A long awaited sketch from a brilliant show I went to about a month and a half ago. This was a show at the Canadian Heritage Warplane Museum in Hamilton, and it was a show dedicated to Jags, not planes, though Evelyn and I spent about half our time toddling through the amazing aircraft and watching the old planes taking off and landing with their paying customers… a brilliant day – made even more brilliant by this Jaguar XJ220 – I’ve seen one XJ220 in England and one in Canada – the Canadian one I had seen is a brilliant yellow and was at the last (2019) British Car Day – I’d taken shots of it but never got around to sketching it. This was a silver model, and was parked directly behind the self same yellow XJ220 (which I have excised from the sketch – along with much else to optimize the sketch). I’ve been working on a render of this, but it is taking oh – so long – and thus I give you the sketch.
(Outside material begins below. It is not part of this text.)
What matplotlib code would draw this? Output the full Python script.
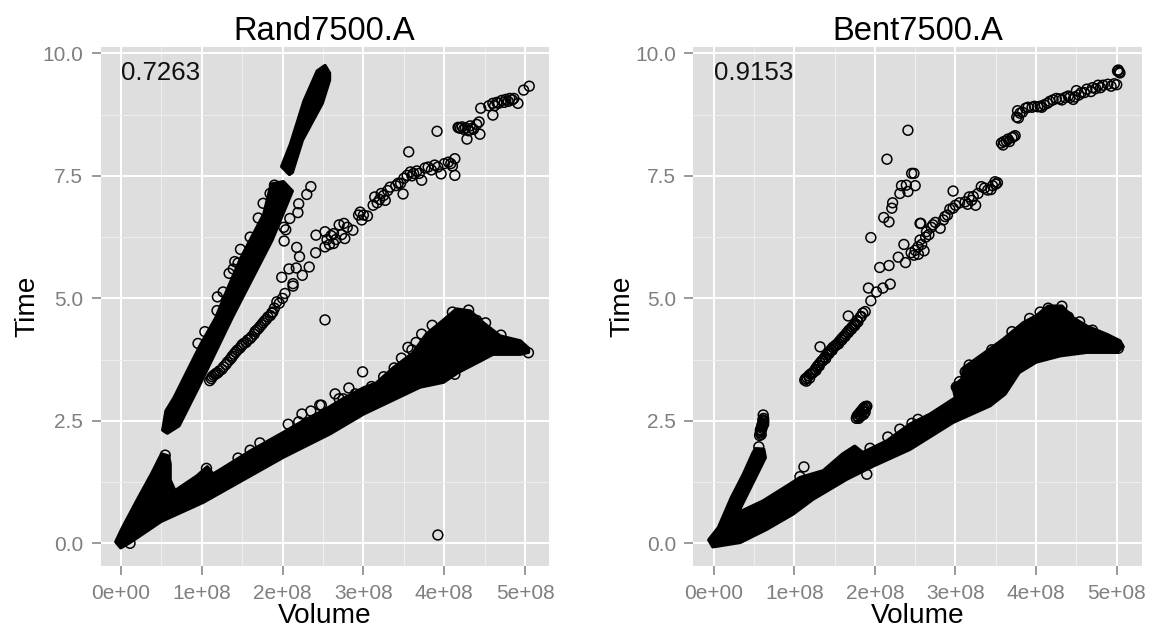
import matplotlib
matplotlib.use("Agg")
import matplotlib.pyplot as plt

# all x values in units of 1e8
tick_x = [0, 1, 2, 3, 4, 5]
tick_x_labels = ["0e+00", "1e+08", "2e+08", "3e+08", "4e+08", "5e+08"]
tick_y = [0, 2.5, 5, 7.5, 10]
tick_y_labels = ["0.0", "2.5", "5.0", "7.5", "10.0"]
minor_x = [0.5, 1.5, 2.5, 3.5, 4.5]
minor_y = [1.25, 3.75, 6.25, 8.75]

# Outlines of the fully overplotted (solid black) masses
rand_main = [(-0.06,0.03),(0,-0.09),(0.115,0.02),(0.5,0.45),(1.02,0.84),(2.01,1.76),(2.59,2.24),(3.0,2.64),(3.70,3.19),(3.99,3.29),
             (4.17,3.49),(4.44,3.72),(4.60,3.86),(4.94,3.86),(5.04,3.9),(5.04,3.98),(4.94,4.13),(4.69,4.23),(4.48,4.50),(4.32,4.74),
             (4.15,4.78),(3.98,4.54),(3.78,4.27),(3.61,3.88),(3.37,3.58),(3.16,3.27),(3.0,3.17),(2.75,2.95),(2.52,2.72),(2.26,2.50),(2.0,2.25),
             (1.6,1.88),(1.27,1.54),(1.14,1.41),(1.07,1.56),(0.94,1.37),(0.67,1.07),(0.61,1.29),(0.61,1.62),(0.59,1.78),(0.51,1.82),(0.48,1.74),
             (0.38,1.41),(0.22,0.93),(0.02,0.31)]
rand_steep = [(0.576,2.25),(0.72,2.40),(0.97,3.22),(1.38,4.62),(1.87,6.19),(2.12,7.19),(2.01,7.38),(1.86,7.33),(1.77,6.72),
              (1.485,5.82),(1.275,5.01),(1.176,4.60),(0.99,4.06),(0.826,3.52),(0.66,2.97),(0.56,2.70),(0.52,2.31)]
rand_top = [(2.085,7.53),(1.99,7.69),(2.10,8.15),(2.267,9.03),(2.43,9.64),(2.525,9.75),(2.58,9.6),(2.58,9.45),(2.49,8.98),(2.245,8.23),(2.12,7.57)]

bent_main = [(-0.06,0.07),(-0.01,-0.07),(0.33,0.02),(0.66,0.29),(0.985,0.60),(1.23,0.90),(1.65,1.31),(1.98,1.58),(2.435,1.92),(2.97,2.47),
             (3.43,2.81),(3.615,3.05),(3.79,3.49),(4.0,3.70),(4.3,3.83),(4.63,3.90),(5.0,3.90),(5.08,4.01),(5.04,4.13),(4.88,4.26),
             (4.63,4.43),(4.46,4.60),(4.32,4.84),(4.15,4.84),(4.0,4.64),(3.84,4.50),(3.59,4.16),(3.34,3.86),(3.1,3.58),(3.08,3.35),
             (2.97,3.2),(3.0,2.97),(2.68,2.63),(2.435,2.43),(2.15,2.09),(1.85,1.85),(1.75,1.98),(1.6,1.82),(1.36,1.48),(1.07,1.34),
             (0.95,1.21),(0.61,0.86),(0.3,0.62),(0.64,1.75),(0.62,1.92),(0.52,1.93),(0.49,1.85),(0.37,1.41),(0.22,0.93),(0.06,0.32)]

# Individually readable circles
rand_x = [1.10,1.13,1.17,1.20,1.25,1.30,1.35,1.38,1.42,1.47,1.50,1.55,1.60,1.65,1.68,1.72,1.76,1.80,1.85,1.866,1.93,2.03,2.13,1.99,2.08,2.17,2.245,2.33,2.21,2.175,2.41,2.414,2.525,2.525,2.13,
          2.02,2.09,2.19,2.2,2.3,2.35,2.015,2.04,
          1.195,1.265,1.19,1.34,1.41,1.48,1.6,1.7,1.76,1.846,1.9,1.39,1.45,1.04,0.955,
          2.63,2.63,2.76,2.77,2.87,2.96,2.98,3.12,3.14,3.22,3.27,3.33,3.43,3.49,3.54,3.62,3.72,3.76,3.88,3.96,4.05,4.13,4.13,3.56,3.91,
          4.17,4.2,4.24,4.28,4.34,4.3,4.43,4.44,4.45,4.6,4.6,4.55,4.65,4.71,4.76,4.81,4.86,4.91,4.98,5.05,
          2.525,3.92,2.99,2.82,2.65,2.48,3.55,3.72,3.47,4.3,4.51,5.04,4.13,3.38,2.46,2.24,2.07,1.72,1.6,1.45,1.06,0.115,0.55]
rand_y = [3.32,3.40,3.45,3.48,3.55,3.65,3.75,3.82,3.90,3.98,4.05,4.10,4.18,4.27,4.35,4.42,4.50,4.57,4.65,4.70,4.93,5.10,5.25,5.43,5.60,5.62,5.47,5.64,5.85,6.04,5.93,6.29,6.36,6.05,5.30,
          6.17,6.63,6.75,6.93,7.12,7.28,6.45,6.40,
          5.03,5.13,4.75,5.51,5.75,6.00,6.25,6.64,6.94,7.14,7.31,5.60,5.72,4.32,4.08,
          6.12,6.32,6.53,6.22,6.39,6.76,6.60,6.90,7.07,7.14,7.00,7.27,7.35,7.13,7.51,7.55,7.41,7.66,7.72,7.54,7.78,7.85,7.51,7.99,8.41,
          8.49,8.47,8.45,8.25,8.47,8.42,8.60,8.35,8.88,8.74,8.98,8.93,9.0,9.04,9.06,9.08,9.08,8.98,9.25,9.33,
          4.56,0.17,3.50,3.17,3.05,2.82,4.00,4.27,3.78,4.76,4.50,3.89,3.45,3.58,2.82,2.64,2.43,2.05,1.90,1.74,1.53,0.0,1.80]

bent_x = [2.41,2.15,2.456,2.485,2.5,2.33,2.39,2.31,2.41,2.22,2.21,2.11,2.175,1.95,2.56,2.36,2.29,2.38,2.175,2.06,2.485,2.535,2.19,2.1,2.02,1.92,1.95,1.88,1.67,1.82,
          1.32,1.13,1.16,1.2,1.24,1.28,1.32,1.36,1.4,1.44,1.48,1.52,1.56,1.6,1.64,1.68,1.72,1.76,1.78,1.85,
          1.14,1.18,1.22,1.26,1.3,1.34,1.38,1.42,1.46,1.5,1.54,1.58,1.62,1.66,1.7,1.74,
          0.57,0.58,0.59,0.6,0.6,0.61,0.62,0.62,0.615,0.58,0.6,0.62,
          1.77,1.79,1.81,1.83,1.85,1.87,1.89,1.9,1.78,1.8,1.82,1.84,1.86,1.88,
          1.12,1.07,0.56,1.9,1.94,2.16,2.31,2.46,2.535,
          2.61,2.57,2.56,2.64,2.72,2.81,2.87,2.97,2.97,3.12,3.17,3.25,3.28,3.32,3.4,3.49,3.5,
          3.57,3.6,3.65,3.7,3.74,3.76,3.77,3.87,3.95,4.02,4.07,4.14,4.21,4.29,4.36,4.42,4.48,4.5,4.56,4.63,4.7,4.77,4.83,4.89,5.0,5.03,5.02,5.04,5.01,
          3.17,3.92,4.15,4.32,4.54,5.02,3.01]
bent_y = [8.43,7.84,7.55,7.55,7.30,7.30,7.31,7.14,7.18,6.95,6.84,6.65,6.56,6.24,6.53,6.10,5.84,5.73,5.67,5.63,5.88,6.05,5.29,5.21,5.13,5.21,4.95,4.73,4.64,4.62,
          4.01,3.33,3.38,3.45,3.50,3.60,3.68,3.75,3.85,3.92,4.00,4.05,4.12,4.20,4.27,4.35,4.42,4.48,4.55,4.70,
          3.36,3.42,3.47,3.55,3.64,3.72,3.80,3.88,3.96,4.02,4.08,4.16,4.23,4.31,4.38,4.45,
          2.20,2.25,2.30,2.35,2.40,2.45,2.50,2.55,2.62,2.28,2.38,2.48,
          2.55,2.58,2.62,2.66,2.70,2.73,2.77,2.80,2.60,2.64,2.68,2.72,2.76,2.79,
          1.56,1.36,1.97,1.41,1.94,2.17,2.33,2.45,2.53,
          5.97,6.53,6.19,6.36,6.50,6.43,6.67,6.84,7.19,6.97,7.07,6.90,7.14,7.28,7.21,7.38,7.33,
          8.17,8.2,8.25,8.28,8.32,8.70,8.83,8.88,8.9,8.91,8.90,8.98,9.05,9.07,9.10,9.1,9.11,9.24,9.2,9.27,9.3,9.35,9.35,9.37,9.36,9.62,9.66,9.6,9.64,
          3.64,4.59,4.80,4.84,4.52,3.98,3.19]

# Denser parts of the chains and the edge circles of the black masses
rand_extra_x = [1.12,1.15,1.18,1.22,1.27,1.32,1.37,1.40,1.44,1.49,1.52,1.57,1.62,1.66,1.70,1.74,1.78,1.82,1.88,1.90,1.96,2.0,
                2.55,2.58,2.6,2.66,2.7,2.73,2.8,2.94,3.0,3.05,3.17,3.2,3.25,3.3,3.4,3.46,3.5,3.58,3.6,3.66,3.69,3.8,3.84,3.92,4.0,4.08,4.1,
                4.18,4.22,4.26,4.32,4.36,4.4,4.62,4.67,4.74,4.79,4.84,
                2.2,2.35,2.7,2.75,2.9,3.1,3.25,3.6,3.65,3.85,4.1,4.4,4.7]
rand_extra_y = [3.36,3.43,3.47,3.52,3.6,3.7,3.79,3.86,3.94,4.02,4.08,4.15,4.22,4.32,4.38,4.46,4.54,4.62,4.72,4.8,4.9,5.0,
                6.2,6.1,6.28,6.2,6.5,6.3,6.45,6.7,6.7,6.68,6.95,7.02,7.1,7.2,7.3,7.35,7.45,7.58,7.5,7.6,7.55,7.68,7.62,7.68,7.75,7.75,7.7,
                8.48,8.5,8.48,8.52,8.45,8.55,8.93,8.98,9.0,9.02,9.05,
                2.48,2.7,2.95,2.95,3.05,3.2,3.4,3.95,4.1,4.45,4.72,4.55,4.25]
bent_extra_x = [1.15,1.19,1.23,1.27,1.31,1.35,1.39,1.43,1.47,1.51,1.55,1.59,1.63,1.67,1.71,1.75,1.79,1.83,
                2.45,2.5,2.54,2.58,2.63,2.67,2.7,2.75,2.85,2.9,2.93,3.0,3.05,3.15,3.2,3.22,3.36,3.44,3.46,3.52,
                3.59,3.63,3.67,3.72,3.78,3.8,3.83,3.9,3.98,4.05,4.1,4.17,4.25,4.32,4.4,4.46,4.53,4.6,4.68,4.74,4.8,4.93,4.97,
                0.58,0.6,0.61,0.59,0.62,1.8,1.83,1.86,1.88,3.05,3.12,3.45,3.7,4.05,4.22,4.4,4.7]
bent_extra_y = [3.31,3.37,3.48,3.53,3.62,3.72,3.77,3.87,3.94,4.03,4.07,4.15,4.22,4.3,4.37,4.44,4.52,4.63,
                5.93,5.98,5.9,6.1,6.25,6.3,6.45,6.55,6.6,6.7,6.82,6.9,6.95,6.92,7.0,7.08,7.25,7.22,7.3,7.36,
                8.13,8.21,8.2,8.3,8.68,8.78,8.8,8.9,8.92,8.92,8.95,9.02,9.08,9.05,9.13,9.06,9.15,9.2,9.22,9.28,9.3,9.33,9.38,
                2.32,2.42,2.52,2.22,2.43,2.55,2.6,2.63,2.68,3.3,3.5,3.95,4.32,4.72,4.72,4.62,4.35]

W, H = 1150, 627
plt.rcParams["font.family"] = ["Liberation Sans", "DejaVu Sans"]
fig = plt.figure(figsize=(W / 100, H / 100), dpi=100, facecolor="white")

TICK_GREY = "#7f7f7f"


def panel(left, right, xlim, title, label, value, x, y, masses, ylab_x):
    ax = fig.add_axes([left / W, 1 - 566 / H, (right - left) / W, (566 - 47) / H])
    ax.set_facecolor("#dedede")
    for s in ax.spines.values():
        s.set_visible(False)
    ax.set_xlim(*xlim)
    ax.set_ylim(-0.463, 10.13)
    ax.set_xticks(tick_x, tick_x_labels)
    ax.set_yticks(tick_y, tick_y_labels)
    ax.set_xticks(minor_x, minor=True)
    ax.set_yticks(minor_y, minor=True)
    ax.tick_params(which="major", length=6.5, width=1.1, color=TICK_GREY, labelcolor=TICK_GREY,
                   labelsize=15)
    ax.tick_params(axis="x", which="major", pad=6.5)
    ax.tick_params(axis="y", which="major", pad=6)
    ax.tick_params(which="minor", length=0)
    ax.grid(True, which="major", color="white", lw=1.4)
    ax.grid(True, which="minor", color="#eeeeee", lw=0.8)
    ax.set_axisbelow(True)
    for m in masses:
        ax.fill([p[0] for p in m], [p[1] for p in m], facecolor="black", edgecolor="black",
                lw=2.5, joinstyle="round", zorder=3)
    ax.scatter(x, y, s=50, facecolors="none", edgecolors="black", linewidths=1.1, zorder=4)
    ax.text(0, 9.6, value, fontsize=18.6, color="#111111", ha="left", va="center", zorder=5)
    ax.set_title(title, fontsize=23.6, color="black", pad=4)
    ax.set_xlabel(label[0], fontsize=20.2)
    ax.set_ylabel(label[1], fontsize=20.2)
    ax.xaxis.set_label_coords(0.5, -0.071)
    ax.yaxis.set_label_coords(ylab_x, 0.5)
    return ax


panel(100.5, 549, (-0.25, 5.294), "Rand7500.A", ("Volume", "Time"), "0.7263",
      rand_x + rand_extra_x, rand_y + rand_extra_y, [rand_main, rand_steep, rand_top], -0.135)
panel(693.3, 1141.7, (-0.2525, 5.31), "Bent7500.A", ("Volume", "Time"), "0.9153",
      bent_x + bent_extra_x, bent_y + bent_extra_y, [bent_main], -0.13)

fig.savefig("out.png", dpi=100, facecolor="white")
More to follow! 🙂
The rarity of these cars might be highlighted by the fact that I have seen two flying Lancasters – one when I was in my final year at the RCA and, having lunch one late April day on the open deck beside the RCA sandwich shop, saw a singles Lancaster, several Hurricanes and four Spitfires fly overhead heading southeast to Buckingham Palace to amuse the Queen – though I assure you, I, and my friends were likely far more excited. There is also a flying Lancaster out of the Canadian Warplane Heritage Museum – and it is (at the time of this writing) one of only two Lancasters flying worldwide. Go see it.
But – my point? I’ve seen two flying World War Two Bombers (the only ones in existence) and three XJ220s. This should give you an idea of the rarity of these cars – the number of cars manufactured – as far as I know – is 275. Rare indeed. But not as rare as the Lancaster!